We believe open source software is a corner-stone of modern IT, and we’re proud that this month, we were able to contribute. Here, we describe how much work is behind such a simple bugfix.
We use many libraries every day, one of them being Pandas, the popular data analysis / manipulation library for Python. With over 26K stars on GitHub, you can tell that we’re not the only ones. This library is being used by almost every Python programmer who is doing data–science related work. It’s a huge deal.
This is why it makes us quite happy to contribute to Pandas’ development. One of our founders, Felix, discovered a bug in Pandas, which had to with the old programmer’s nemesis ― daylight saving time. Resampling a time series (that’s a series of numbers, each with a date&time attached, e.g. sensor readings for a week) could crash Pandas if one daylight saving time change occurred within that time. Felix found the problem and submitted the solution ― it took only 5 lines of code.
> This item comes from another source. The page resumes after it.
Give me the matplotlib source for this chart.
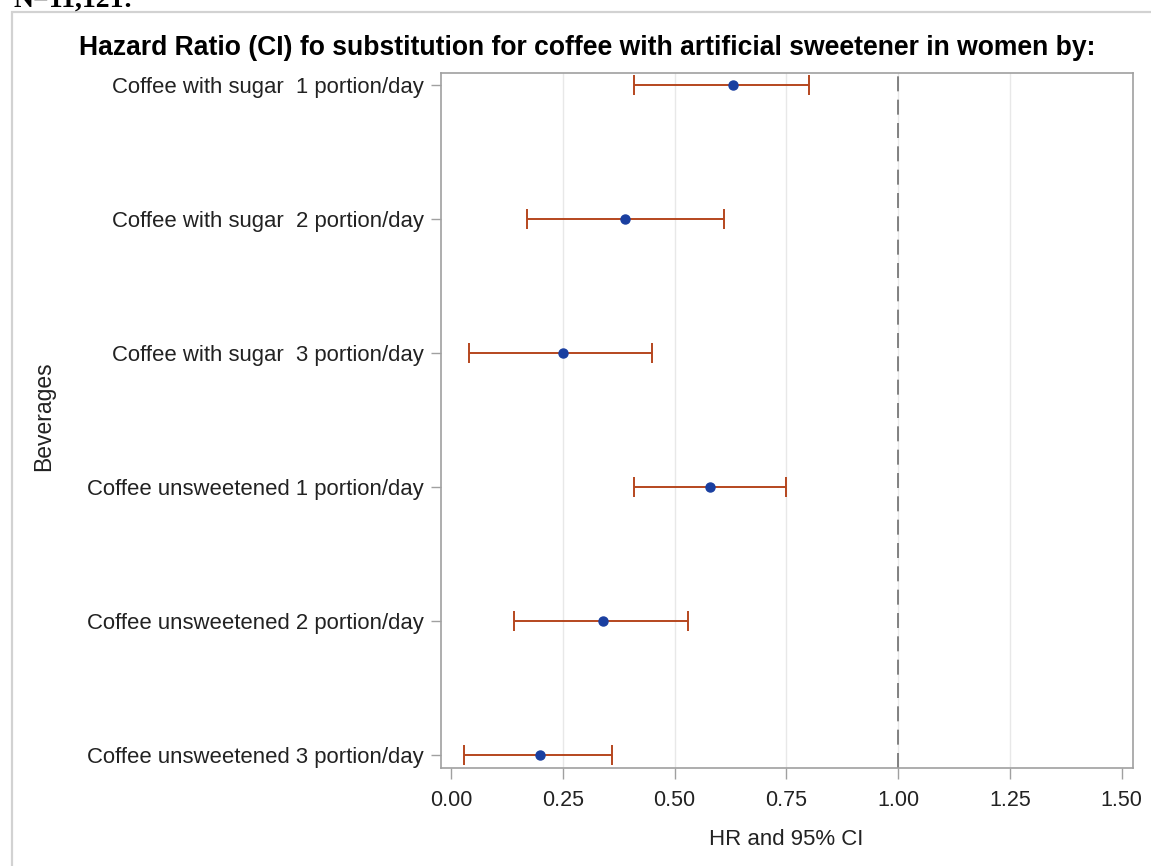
#!/usr/bin/env python
import numpy as np
import matplotlib
matplotlib.use('Agg')
import matplotlib.pyplot as plt
from matplotlib.patches import Rectangle

beverages = ['Coffee with sugar  1 portion/day',
             'Coffee with sugar  2 portion/day',
             'Coffee with sugar  3 portion/day',
             'Coffee unsweetened 1 portion/day',
             'Coffee unsweetened 2 portion/day',
             'Coffee unsweetened 3 portion/day']
hr = [0.63, 0.39, 0.25, 0.58, 0.34, 0.20]
ci_low = [0.41, 0.17, 0.04, 0.41, 0.14, 0.03]
ci_high = [0.80, 0.61, 0.45, 0.75, 0.53, 0.36]
x_ticks = [0.0, 0.25, 0.5, 0.75, 1.0, 1.25, 1.5]

W, H = 1151, 866
plt.rcParams['font.family'] = ['Liberation Sans', 'DejaVu Sans']

fig = plt.figure(figsize=(W / 100.0, H / 100.0), dpi=100)

# outer frame of the graph (only top and left edges are in view)
fig.patches.append(Rectangle((12.0 / W, -0.1), 1.2, 1.1 - 12.0 / H,
                             transform=fig.transFigure, fill=False,
                             edgecolor='#d2d2d2', linewidth=1.6))
# caption above the graph, cut by the top edge like in the source
fig.text(13.0 / W, 1 - 7.0 / H, 'N=11,121:', family='Liberation Serif',
         fontweight='bold', fontsize=20, va='baseline', ha='left')

left, right, top, bottom = 440.5, 1132.5, 73.0, 768.0
ax = fig.add_axes([left / W, 1 - bottom / H, (right - left) / W, (bottom - top) / H])

y = np.arange(len(beverages))
hr = np.array(hr)
low = hr - np.array(ci_low)
high = np.array(ci_high) - hr

for t in x_ticks[1:-1]:
    ax.axvline(t, color='#e8e8e8', linewidth=1.0, zorder=0)
ax.axvline(1.0, color='#6e6e6e', linewidth=1.2, dashes=(9, 5), zorder=1)

ax.errorbar(hr, y, xerr=[low, high], fmt='none', ecolor='#b5461e',
            elinewidth=1.4, capsize=7, capthick=1.4, zorder=2)
ax.plot(hr, y, 'o', color='#1a3fa0', markersize=6.5, zorder=3)

ax.set_xlim(-0.0235, 1.524)
ax.set_ylim(len(beverages) - 1 + 0.097, -0.09)
ax.set_xticks(x_ticks)
ax.set_xticklabels(['%.2f' % t for t in x_ticks])
ax.set_yticks(y)
ax.set_yticklabels(beverages)

for s in ax.spines.values():
    s.set_color('#a0a0a0')
    s.set_linewidth(1.2)
ax.tick_params(axis='x', length=8, width=1.0, color='#a0a0a0', pad=8,
               labelsize=15.5, labelcolor='#222222')
ax.tick_params(axis='y', length=7, width=1.0, color='#a0a0a0', pad=5,
               labelsize=15.9, labelcolor='#222222')

ax.set_xlabel('HR and 95% CI', fontsize=16, color='#222222', labelpad=13)
fig.text(43.5 / W, 1 - 416.0 / H, 'Beverages', rotation=90, fontsize=16.5,
         color='#222222', ha='center', va='center')
fig.text(587.0 / W, 1 - 48.0 / H,
         'Hazard Ratio (CI) fo substitution for coffee with artificial sweetener in women by:',
         fontsize=19.1, fontweight='bold', ha='center', va='center')

plt.savefig('out.png', dpi=100)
However, what makes an open source contribution such a big deal is not reflected in these five lines. As a contributor, these are the steps you need to accomplish:
- Figure out if this behaviour is really a bug. You should be quite certain before you bother the project maintainers. So Felix needed to understand the daylight savings time problem very well.
- Figure out where the problem occurs in the code base. In a foreign code base, mind you, that you don’t know by heart. And Pandas is not small. Only the module in which the problem occurred has ~2K lines of code.
- Come up with a solution (these are the five lines). In this case Felix needed to understand that an extra equality check could get the job done. Oh, and the Pandas project has certain standards to how their code needs to be formatted (for readability reasons), so Felix needed to educate himself about that and write accordingly.
- Test the new code. If it’s not tested, it might break under other circumstances with no easy way to tell. Felix wrote six test cases, which the Pandas project will run automatically with every build from now on. For this, he had to learn how Pandas engineers have decided to test their code.
- Document what you did. Felix created a GitHub issue, so he could discuss this with the project maintainers, and on his PR he documented the steps he took. Finally, he added his change to the release notes for the next Pandas release.
Open source software is serious business, both in terms of how many companies and organizations rely on it every day, and how much work is put in maintaining high quality.
We’re proud to be part of Pandas history now!